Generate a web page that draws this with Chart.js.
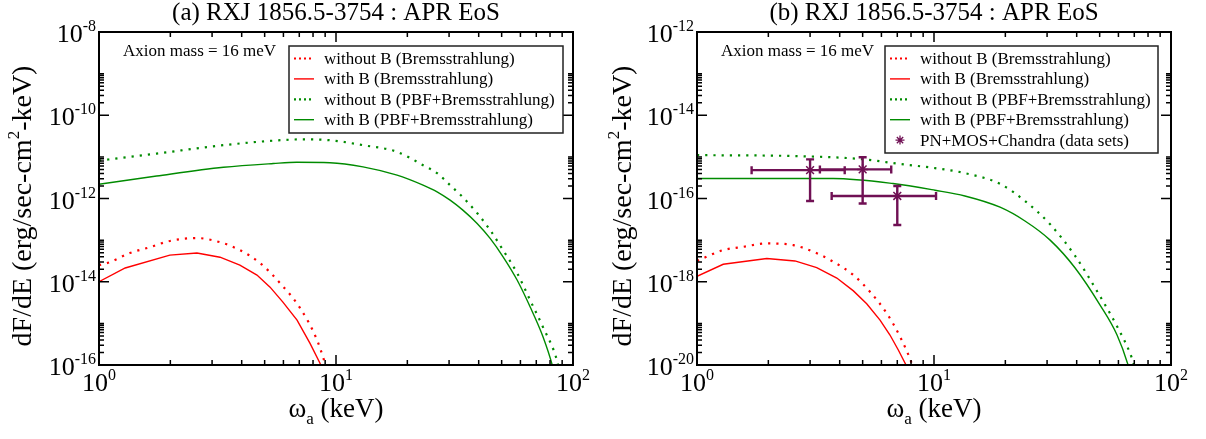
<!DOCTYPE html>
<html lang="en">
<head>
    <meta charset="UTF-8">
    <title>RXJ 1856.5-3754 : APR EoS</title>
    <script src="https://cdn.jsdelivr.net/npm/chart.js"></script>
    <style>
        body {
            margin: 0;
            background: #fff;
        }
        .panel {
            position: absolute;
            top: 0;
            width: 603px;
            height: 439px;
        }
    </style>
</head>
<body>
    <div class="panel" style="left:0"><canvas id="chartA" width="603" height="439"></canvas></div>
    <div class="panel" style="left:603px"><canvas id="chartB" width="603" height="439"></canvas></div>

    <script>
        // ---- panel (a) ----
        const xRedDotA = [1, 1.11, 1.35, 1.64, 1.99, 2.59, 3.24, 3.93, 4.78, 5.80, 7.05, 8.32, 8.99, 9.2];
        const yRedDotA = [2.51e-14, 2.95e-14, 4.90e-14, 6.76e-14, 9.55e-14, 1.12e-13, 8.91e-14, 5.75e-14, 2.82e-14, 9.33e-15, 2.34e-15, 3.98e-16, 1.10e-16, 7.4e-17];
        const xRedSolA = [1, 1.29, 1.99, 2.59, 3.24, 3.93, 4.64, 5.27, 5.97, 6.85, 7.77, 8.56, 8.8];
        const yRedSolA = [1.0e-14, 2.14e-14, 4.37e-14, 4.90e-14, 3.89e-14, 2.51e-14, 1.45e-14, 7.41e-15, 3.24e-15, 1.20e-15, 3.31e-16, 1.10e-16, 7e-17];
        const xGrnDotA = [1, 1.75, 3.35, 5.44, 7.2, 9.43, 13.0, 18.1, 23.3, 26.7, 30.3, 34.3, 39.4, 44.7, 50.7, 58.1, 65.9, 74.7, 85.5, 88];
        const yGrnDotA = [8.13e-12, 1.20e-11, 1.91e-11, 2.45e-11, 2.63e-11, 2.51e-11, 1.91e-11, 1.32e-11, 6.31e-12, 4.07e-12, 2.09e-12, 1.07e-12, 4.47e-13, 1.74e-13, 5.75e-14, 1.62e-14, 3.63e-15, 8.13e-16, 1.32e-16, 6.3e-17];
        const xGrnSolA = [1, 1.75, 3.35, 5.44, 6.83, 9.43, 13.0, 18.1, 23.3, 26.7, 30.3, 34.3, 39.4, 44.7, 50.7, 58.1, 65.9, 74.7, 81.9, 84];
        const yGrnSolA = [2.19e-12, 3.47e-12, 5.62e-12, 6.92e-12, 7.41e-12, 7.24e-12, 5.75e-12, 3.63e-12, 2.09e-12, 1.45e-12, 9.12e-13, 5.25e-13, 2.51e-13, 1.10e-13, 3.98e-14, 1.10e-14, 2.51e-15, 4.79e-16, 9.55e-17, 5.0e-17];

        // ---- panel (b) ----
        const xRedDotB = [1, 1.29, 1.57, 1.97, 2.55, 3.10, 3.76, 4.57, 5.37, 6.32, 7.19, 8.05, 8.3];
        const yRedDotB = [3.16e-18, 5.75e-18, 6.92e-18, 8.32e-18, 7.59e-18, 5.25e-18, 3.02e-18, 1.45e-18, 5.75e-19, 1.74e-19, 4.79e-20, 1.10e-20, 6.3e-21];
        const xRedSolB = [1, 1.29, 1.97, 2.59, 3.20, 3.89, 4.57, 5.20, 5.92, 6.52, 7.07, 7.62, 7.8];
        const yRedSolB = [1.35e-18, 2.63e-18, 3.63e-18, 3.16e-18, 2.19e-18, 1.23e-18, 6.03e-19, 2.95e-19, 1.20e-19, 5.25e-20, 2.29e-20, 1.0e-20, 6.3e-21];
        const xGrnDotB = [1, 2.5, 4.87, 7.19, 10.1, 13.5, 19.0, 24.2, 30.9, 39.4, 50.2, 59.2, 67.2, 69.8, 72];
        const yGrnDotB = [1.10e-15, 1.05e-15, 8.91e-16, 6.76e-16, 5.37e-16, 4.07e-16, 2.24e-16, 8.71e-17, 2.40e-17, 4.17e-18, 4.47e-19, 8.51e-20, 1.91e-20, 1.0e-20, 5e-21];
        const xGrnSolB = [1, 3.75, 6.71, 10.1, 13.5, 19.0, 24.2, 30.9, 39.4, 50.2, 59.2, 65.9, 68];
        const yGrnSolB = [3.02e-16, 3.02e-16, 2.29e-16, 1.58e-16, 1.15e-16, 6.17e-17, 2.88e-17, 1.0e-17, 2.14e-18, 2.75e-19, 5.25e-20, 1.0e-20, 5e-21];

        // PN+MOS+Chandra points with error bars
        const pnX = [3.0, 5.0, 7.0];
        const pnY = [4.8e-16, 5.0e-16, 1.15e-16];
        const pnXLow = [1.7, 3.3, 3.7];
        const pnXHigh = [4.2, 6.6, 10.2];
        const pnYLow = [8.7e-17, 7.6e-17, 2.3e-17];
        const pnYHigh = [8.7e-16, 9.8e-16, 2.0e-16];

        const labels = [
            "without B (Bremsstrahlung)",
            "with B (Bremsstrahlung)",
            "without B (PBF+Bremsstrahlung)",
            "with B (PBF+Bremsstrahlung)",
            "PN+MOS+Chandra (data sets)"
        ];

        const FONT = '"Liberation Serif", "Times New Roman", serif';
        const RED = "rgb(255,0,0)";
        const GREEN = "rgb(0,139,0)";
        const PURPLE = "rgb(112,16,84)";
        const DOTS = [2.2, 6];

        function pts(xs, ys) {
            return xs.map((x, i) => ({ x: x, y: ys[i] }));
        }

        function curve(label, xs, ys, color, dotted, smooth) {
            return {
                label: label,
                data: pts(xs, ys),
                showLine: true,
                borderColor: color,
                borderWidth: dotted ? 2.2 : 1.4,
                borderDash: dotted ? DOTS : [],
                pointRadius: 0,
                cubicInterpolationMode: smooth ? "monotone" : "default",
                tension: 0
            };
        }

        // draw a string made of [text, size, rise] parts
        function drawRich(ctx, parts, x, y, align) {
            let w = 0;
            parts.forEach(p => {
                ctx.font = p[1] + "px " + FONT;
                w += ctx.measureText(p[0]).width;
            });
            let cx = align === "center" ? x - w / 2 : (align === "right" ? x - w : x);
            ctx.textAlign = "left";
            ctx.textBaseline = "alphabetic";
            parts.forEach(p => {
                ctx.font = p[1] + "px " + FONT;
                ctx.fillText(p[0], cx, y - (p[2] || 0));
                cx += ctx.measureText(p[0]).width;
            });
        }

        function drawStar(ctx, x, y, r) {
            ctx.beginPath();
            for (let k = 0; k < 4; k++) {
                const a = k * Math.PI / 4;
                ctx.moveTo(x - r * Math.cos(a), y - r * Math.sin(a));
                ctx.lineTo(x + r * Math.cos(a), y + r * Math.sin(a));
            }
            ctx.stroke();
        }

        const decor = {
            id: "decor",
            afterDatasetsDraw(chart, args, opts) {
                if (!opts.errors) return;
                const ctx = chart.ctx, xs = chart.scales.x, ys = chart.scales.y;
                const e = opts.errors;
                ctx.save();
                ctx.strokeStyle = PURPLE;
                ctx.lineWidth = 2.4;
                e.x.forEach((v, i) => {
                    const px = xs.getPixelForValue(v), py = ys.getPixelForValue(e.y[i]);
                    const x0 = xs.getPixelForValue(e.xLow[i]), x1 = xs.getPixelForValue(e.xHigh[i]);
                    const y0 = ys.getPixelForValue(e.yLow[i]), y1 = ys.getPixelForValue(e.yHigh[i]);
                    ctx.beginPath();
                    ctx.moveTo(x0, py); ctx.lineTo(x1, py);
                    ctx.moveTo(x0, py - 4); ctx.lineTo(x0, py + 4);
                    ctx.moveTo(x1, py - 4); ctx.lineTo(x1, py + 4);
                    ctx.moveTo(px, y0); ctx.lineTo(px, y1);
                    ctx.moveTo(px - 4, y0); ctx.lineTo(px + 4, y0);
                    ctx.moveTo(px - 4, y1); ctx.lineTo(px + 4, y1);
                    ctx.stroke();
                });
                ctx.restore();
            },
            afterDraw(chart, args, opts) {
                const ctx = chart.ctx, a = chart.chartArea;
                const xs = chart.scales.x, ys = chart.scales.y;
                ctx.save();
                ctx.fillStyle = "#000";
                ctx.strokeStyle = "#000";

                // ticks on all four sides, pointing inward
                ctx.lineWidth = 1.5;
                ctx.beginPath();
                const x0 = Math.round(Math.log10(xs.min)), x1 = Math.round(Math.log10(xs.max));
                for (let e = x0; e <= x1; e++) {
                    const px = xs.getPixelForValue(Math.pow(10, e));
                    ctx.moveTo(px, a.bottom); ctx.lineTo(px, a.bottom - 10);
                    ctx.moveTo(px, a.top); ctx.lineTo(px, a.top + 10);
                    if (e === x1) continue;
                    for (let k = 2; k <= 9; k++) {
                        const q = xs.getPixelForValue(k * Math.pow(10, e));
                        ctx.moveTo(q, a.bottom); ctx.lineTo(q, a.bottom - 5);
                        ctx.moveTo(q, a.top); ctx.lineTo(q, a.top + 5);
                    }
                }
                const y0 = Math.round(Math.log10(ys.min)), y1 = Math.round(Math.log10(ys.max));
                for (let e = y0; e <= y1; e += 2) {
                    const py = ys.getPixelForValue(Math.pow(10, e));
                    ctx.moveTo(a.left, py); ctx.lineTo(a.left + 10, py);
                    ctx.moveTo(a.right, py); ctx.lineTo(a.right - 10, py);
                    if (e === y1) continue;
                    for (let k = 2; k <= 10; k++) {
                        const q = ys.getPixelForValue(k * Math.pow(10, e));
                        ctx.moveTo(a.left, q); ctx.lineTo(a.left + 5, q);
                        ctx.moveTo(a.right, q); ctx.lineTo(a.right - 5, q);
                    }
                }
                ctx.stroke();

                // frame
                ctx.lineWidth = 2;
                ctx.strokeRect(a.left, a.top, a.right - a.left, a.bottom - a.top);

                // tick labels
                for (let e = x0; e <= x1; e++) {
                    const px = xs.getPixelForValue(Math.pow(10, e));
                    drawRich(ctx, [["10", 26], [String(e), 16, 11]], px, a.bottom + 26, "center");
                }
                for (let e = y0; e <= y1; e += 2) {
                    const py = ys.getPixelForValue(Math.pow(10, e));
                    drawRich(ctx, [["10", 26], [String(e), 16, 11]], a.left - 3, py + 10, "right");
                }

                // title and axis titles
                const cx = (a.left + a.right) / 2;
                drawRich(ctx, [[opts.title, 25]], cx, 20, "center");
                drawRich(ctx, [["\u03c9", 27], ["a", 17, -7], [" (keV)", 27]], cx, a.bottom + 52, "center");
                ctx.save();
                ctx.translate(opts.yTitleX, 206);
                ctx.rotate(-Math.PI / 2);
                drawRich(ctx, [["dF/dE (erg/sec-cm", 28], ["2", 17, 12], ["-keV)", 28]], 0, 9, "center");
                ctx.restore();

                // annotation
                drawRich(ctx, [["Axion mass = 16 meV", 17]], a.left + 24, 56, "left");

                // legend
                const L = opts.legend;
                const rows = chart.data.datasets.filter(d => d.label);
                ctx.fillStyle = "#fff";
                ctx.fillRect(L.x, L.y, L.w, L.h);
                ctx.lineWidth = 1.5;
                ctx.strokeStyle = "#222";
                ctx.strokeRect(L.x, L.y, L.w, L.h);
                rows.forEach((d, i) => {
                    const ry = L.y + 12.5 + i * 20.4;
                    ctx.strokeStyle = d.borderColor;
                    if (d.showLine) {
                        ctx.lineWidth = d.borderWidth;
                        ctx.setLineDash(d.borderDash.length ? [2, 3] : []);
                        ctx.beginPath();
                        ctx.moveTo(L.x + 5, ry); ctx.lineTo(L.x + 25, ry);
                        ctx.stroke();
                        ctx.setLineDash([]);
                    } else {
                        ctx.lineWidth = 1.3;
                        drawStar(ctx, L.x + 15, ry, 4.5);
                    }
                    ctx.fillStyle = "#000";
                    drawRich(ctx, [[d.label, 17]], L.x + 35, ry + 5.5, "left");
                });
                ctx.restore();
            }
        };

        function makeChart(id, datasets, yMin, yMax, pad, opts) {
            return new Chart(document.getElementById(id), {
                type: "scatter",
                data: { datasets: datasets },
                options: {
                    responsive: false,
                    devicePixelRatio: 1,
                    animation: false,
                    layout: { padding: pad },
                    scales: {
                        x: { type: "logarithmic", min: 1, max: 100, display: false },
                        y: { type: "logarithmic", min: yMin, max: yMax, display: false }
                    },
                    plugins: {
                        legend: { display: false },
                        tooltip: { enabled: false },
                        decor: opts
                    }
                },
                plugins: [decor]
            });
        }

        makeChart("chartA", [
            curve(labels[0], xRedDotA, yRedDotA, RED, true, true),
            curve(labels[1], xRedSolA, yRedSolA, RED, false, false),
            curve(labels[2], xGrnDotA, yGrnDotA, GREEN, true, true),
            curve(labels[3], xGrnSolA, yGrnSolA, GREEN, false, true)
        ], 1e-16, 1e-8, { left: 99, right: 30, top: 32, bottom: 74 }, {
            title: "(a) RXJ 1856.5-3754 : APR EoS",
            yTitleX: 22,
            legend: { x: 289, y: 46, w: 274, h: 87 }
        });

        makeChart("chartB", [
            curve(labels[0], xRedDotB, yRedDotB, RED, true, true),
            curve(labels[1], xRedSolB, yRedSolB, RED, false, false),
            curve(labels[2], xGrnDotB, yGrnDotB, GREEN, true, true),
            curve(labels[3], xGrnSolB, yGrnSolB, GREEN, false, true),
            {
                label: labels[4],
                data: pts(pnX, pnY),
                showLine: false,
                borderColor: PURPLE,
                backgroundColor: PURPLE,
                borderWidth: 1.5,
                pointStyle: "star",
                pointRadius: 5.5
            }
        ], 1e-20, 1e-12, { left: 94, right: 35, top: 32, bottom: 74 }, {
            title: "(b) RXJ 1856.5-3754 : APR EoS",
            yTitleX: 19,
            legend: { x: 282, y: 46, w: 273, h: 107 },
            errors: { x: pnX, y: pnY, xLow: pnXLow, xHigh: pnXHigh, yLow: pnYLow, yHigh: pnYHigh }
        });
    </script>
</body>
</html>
----------
EXERCISE DIRECTIONS - Quote, please, every line of the material above from its start through the line that has "4.79e-16, 9.55e-17, 5.0e-17];", reproducing the words exactly and dropping any images.

COMPLETE RESPONSE -
Generate a web page that draws this with Chart.js.
<!DOCTYPE html>
<html lang="en">
<head>
    <meta charset="UTF-8">
    <title>RXJ 1856.5-3754 : APR EoS</title>
    <script src="https://cdn.jsdelivr.net/npm/chart.js"></script>
    <style>
        body {
            margin: 0;
            background: #fff;
        }
        .panel {
            position: absolute;
            top: 0;
            width: 603px;
            height: 439px;
        }
    </style>
</head>
<body>
    <div class="panel" style="left:0"><canvas id="chartA" width="603" height="439"></canvas></div>
    <div class="panel" style="left:603px"><canvas id="chartB" width="603" height="439"></canvas></div>

    <script>
        // ---- panel (a) ----
        const xRedDotA = [1, 1.11, 1.35, 1.64, 1.99, 2.59, 3.24, 3.93, 4.78, 5.80, 7.05, 8.32, 8.99, 9.2];
        const yRedDotA = [2.51e-14, 2.95e-14, 4.90e-14, 6.76e-14, 9.55e-14, 1.12e-13, 8.91e-14, 5.75e-14, 2.82e-14, 9.33e-15, 2.34e-15, 3.98e-16, 1.10e-16, 7.4e-17];
        const xRedSolA = [1, 1.29, 1.99, 2.59, 3.24, 3.93, 4.64, 5.27, 5.97, 6.85, 7.77, 8.56, 8.8];
        const yRedSolA = [1.0e-14, 2.14e-14, 4.37e-14, 4.90e-14, 3.89e-14, 2.51e-14, 1.45e-14, 7.41e-15, 3.24e-15, 1.20e-15, 3.31e-16, 1.10e-16, 7e-17];
        const xGrnDotA = [1, 1.75, 3.35, 5.44, 7.2, 9.43, 13.0, 18.1, 23.3, 26.7, 30.3, 34.3, 39.4, 44.7, 50.7, 58.1, 65.9, 74.7, 85.5, 88];
        const yGrnDotA = [8.13e-12, 1.20e-11, 1.91e-11, 2.45e-11, 2.63e-11, 2.51e-11, 1.91e-11, 1.32e-11, 6.31e-12, 4.07e-12, 2.09e-12, 1.07e-12, 4.47e-13, 1.74e-13, 5.75e-14, 1.62e-14, 3.63e-15, 8.13e-16, 1.32e-16, 6.3e-17];
        const xGrnSolA = [1, 1.75, 3.35, 5.44, 6.83, 9.43, 13.0, 18.1, 23.3, 26.7, 30.3, 34.3, 39.4, 44.7, 50.7, 58.1, 65.9, 74.7, 81.9, 84];
        const yGrnSolA = [2.19e-12, 3.47e-12, 5.62e-12, 6.92e-12, 7.41e-12, 7.24e-12, 5.75e-12, 3.63e-12, 2.09e-12, 1.45e-12, 9.12e-13, 5.25e-13, 2.51e-13, 1.10e-13, 3.98e-14, 1.10e-14, 2.51e-15, 4.79e-16, 9.55e-17, 5.0e-17];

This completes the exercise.